CEMA

Insights

How To Avoid A Cash Crunch 

Starting a new business is an exciting journey, but it also comes with several challenges, especially when it comes to financial management. While there are many financial pitfalls to avoid, one of the most common mistakes start-ups make is underestimating the amount of capital they will need to go to market. Lack of sufficient capital can be a major roadblock for start-ups and can lead to a variety of financial issues, including inability to pay bills, invest in product development, hire quality employees and overall limiting your ability to go-to-market and generate sales.

 
Here are a five ways start-ups can avoid making this common financial mistake:

  1. Properly budgeting for startup costs: Start-ups should carefully estimate the cost of setting up their business, including the costs of marketing, product development, and operating expenses. It is also important to consider unexpected expenses, such as legal fees, that may arise during the early stages of the business.
  2. Securing enough funding: Start-ups should aim to secure enough funding to cover their operating expenses for at least one year. This allows them to focus on growing their business without worrying about running out of money. Start-ups should consider all available funding options, including angel investors, venture capitalists, and business loans.
  3. Creating a solid business plan: A well-researched and detailed business plan is essential for start-ups, as it lays out the financial goals and strategies for the company.
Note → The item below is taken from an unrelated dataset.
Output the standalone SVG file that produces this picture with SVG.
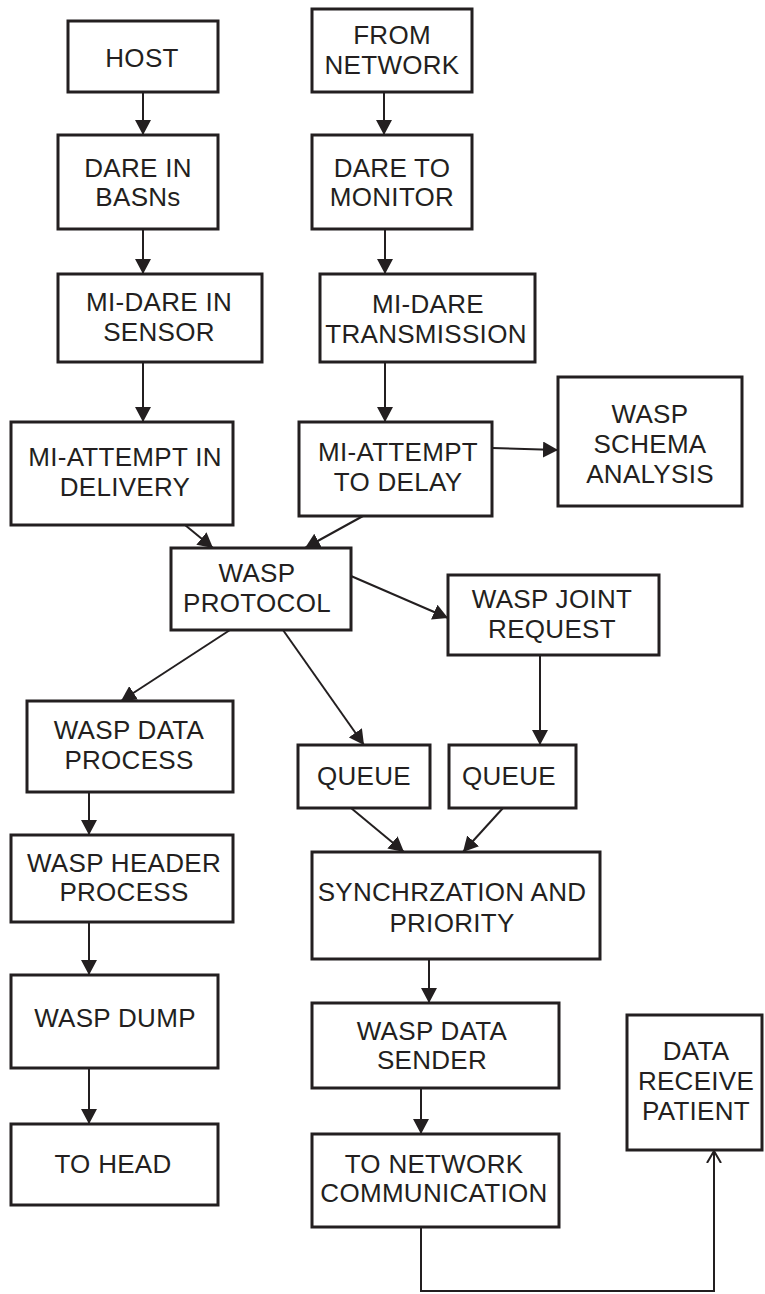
<svg xmlns="http://www.w3.org/2000/svg" width="765" height="1294" viewBox="0 0 765 1294">
<defs>
<style>
.box{fill:#ffffff;stroke:#231f20;stroke-width:3}
.t{font-family:"Liberation Sans",Arial,sans-serif;font-size:26px;letter-spacing:0.3px;fill:#231f20;text-anchor:middle}
.c{fill:none;stroke:#231f20;stroke-width:2}
.a{marker-end:url(#ah)}
</style>
<marker id="ah" viewBox="0 0 15 16" refX="15" refY="8" markerWidth="15" markerHeight="16" markerUnits="userSpaceOnUse" orient="auto">
<path d="M0,0 L15,8 L0,16 z" fill="#231f20"/>
</marker>
<marker id="oh" viewBox="0 0 12 16" refX="12" refY="8" markerWidth="12" markerHeight="16" markerUnits="userSpaceOnUse" orient="auto">
<path d="M0,1 L12,8 L0,15" fill="none" stroke="#231f20" stroke-width="2"/>
</marker>
</defs>
<rect width="765" height="1294" fill="#ffffff"/>
<g id="connectors">
<line class="c a" x1="143" y1="92" x2="143" y2="135"/>
<line class="c a" x1="384" y1="92" x2="384" y2="135"/>
<line class="c a" x1="143" y1="229" x2="143" y2="274"/>
<line class="c a" x1="385" y1="229" x2="385" y2="274"/>
<line class="c a" x1="143" y1="362" x2="143" y2="422"/>
<line class="c a" x1="385" y1="362" x2="385" y2="422"/>
<line class="c a" x1="492" y1="448" x2="558" y2="450"/>
<line class="c a" x1="185" y1="525" x2="213" y2="548"/>
<line class="c a" x1="363" y1="516" x2="305" y2="548"/>
<line class="c a" x1="351" y1="576" x2="448" y2="618"/>
<line class="c a" x1="230" y1="630" x2="121" y2="701"/>
<line class="c a" x1="283" y1="630" x2="364" y2="745"/>
<line class="c a" x1="540" y1="655" x2="540" y2="745"/>
<line class="c a" x1="89" y1="792" x2="89" y2="835"/>
<line class="c a" x1="351" y1="808" x2="404" y2="852"/>
<line class="c a" x1="503" y1="808" x2="463" y2="852"/>
<line class="c a" x1="89" y1="922" x2="89" y2="975"/>
<line class="c a" x1="89" y1="1068" x2="89" y2="1124"/>
<line class="c a" x1="429" y1="959" x2="429" y2="1003"/>
<line class="c a" x1="421" y1="1088" x2="421" y2="1134"/>
<polyline class="c" points="421,1227 421,1291 714,1291 714,1151" marker-end="url(#oh)"/>
</g>
<g id="host"><rect class="box" x="68" y="21" width="150" height="71"/><text class="t" x="142" y="67">HOST</text></g>
<g id="from-network"><rect class="box" x="312" y="9" width="160" height="83"/><text class="t" x="392" y="44">FROM</text><text class="t" x="392" y="74">NETWORK</text></g>
<g id="dare-basns"><rect class="box" x="58" y="135" width="160" height="94"/><text class="t" x="138" y="177">DARE IN</text><text class="t" x="138" y="206">BASNs</text></g>
<g id="dare-monitor"><rect class="box" x="312" y="135" width="160" height="94"/><text class="t" x="392" y="177">DARE TO</text><text class="t" x="392" y="206">MONITOR</text></g>
<g id="midare-sensor"><rect class="box" x="58" y="274" width="204" height="88"/><text class="t" x="159" y="311">MI-DARE IN</text><text class="t" x="159" y="341">SENSOR</text></g>
<g id="midare-transmission"><rect class="box" x="320" y="274" width="215" height="88"/><text class="t" x="428" y="313">MI-DARE</text><text class="t" x="426" y="343">TRANSMISSION</text></g>
<g id="miattempt-delivery"><rect class="box" x="11" y="422" width="222" height="103"/><text class="t" x="125" y="466">MI-ATTEMPT IN</text><text class="t" x="125" y="496">DELIVERY</text></g>
<g id="miattempt-delay"><rect class="box" x="299" y="422" width="193" height="94"/><text class="t" x="398" y="461">MI-ATTEMPT</text><text class="t" x="398" y="491">TO DELAY</text></g>
<g id="wasp-schema"><rect class="box" x="558" y="377" width="184" height="129"/><text class="t" x="650" y="423">WASP</text><text class="t" x="650" y="453">SCHEMA</text><text class="t" x="650" y="483">ANALYSIS</text></g>
<g id="wasp-protocol"><rect class="box" x="171" y="548" width="180" height="82"/><text class="t" x="257" y="582">WASP</text><text class="t" x="257" y="612">PROTOCOL</text></g>
<g id="wasp-joint"><rect class="box" x="448" y="575" width="211" height="80"/><text class="t" x="552" y="608">WASP JOINT</text><text class="t" x="552" y="638">REQUEST</text></g>
<g id="wasp-data-process"><rect class="box" x="27" y="701" width="206" height="91"/><text class="t" x="129" y="739">WASP DATA</text><text class="t" x="129" y="769">PROCESS</text></g>
<g id="queue-1"><rect class="box" x="298" y="745" width="132" height="63"/><text class="t" x="364" y="785">QUEUE</text></g>
<g id="queue-2"><rect class="box" x="449" y="745" width="127" height="63"/><text class="t" x="509" y="785">QUEUE</text></g>
<g id="wasp-header"><rect class="box" x="11" y="835" width="222" height="87"/><text class="t" x="124" y="872">WASP HEADER</text><text class="t" x="124" y="901">PROCESS</text></g>
<g id="sync"><rect class="box" x="312" y="852" width="288" height="107"/><text class="t" x="452" y="901">SYNCHRZATION AND</text><text class="t" x="452" y="932">PRIORITY</text></g>
<g id="wasp-dump"><rect class="box" x="11" y="975" width="207" height="93"/><text class="t" x="115" y="1027">WASP DUMP</text></g>
<g id="to-head"><rect class="box" x="11" y="1124" width="207" height="81"/><text class="t" x="113" y="1173">TO HEAD</text></g>
<g id="wasp-sender"><rect class="box" x="312" y="1003" width="247" height="85"/><text class="t" x="432" y="1040">WASP DATA</text><text class="t" x="432" y="1069">SENDER</text></g>
<g id="to-network"><rect class="box" x="312" y="1134" width="247" height="93"/><text class="t" x="434" y="1173">TO NETWORK</text><text class="t" x="434" y="1202">COMMUNICATION</text></g>
<g id="data-receive"><rect class="box" x="627" y="1015" width="135" height="135"/><text class="t" x="696" y="1060">DATA</text><text class="t" x="696" y="1090">RECEIVE</text><text class="t" x="696" y="1120">PATIENT</text></g>
</svg>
Start-ups should include realistic financial projections and consider potential risks, such as market fluctuations, that could impact their financial stability.
  4. Monitoring cash flow: Start-ups should closely monitor their cash flow and adjust their spending as needed to ensure they have enough funds to cover their expenses. This can be done by creating a budget, tracking expenses, and regularly reviewing financial reports.
  5. Seeking professional advice: Finally, start-ups should consider seeking professional advice from a financial advisor, consultant or accountant to help them make informed decisions about their finances. This can help start-ups avoid common financial mistakes and achieve their financial goals.

In order to avoid the early stage cash crunch, start-ups should focus on proper cost budgeting, securing enough funding, creating a solid business plan, monitoring cash flow, and seek professional advice.

Doing this foundational work early on, start-ups can set themselves up for long-term success and financial stability.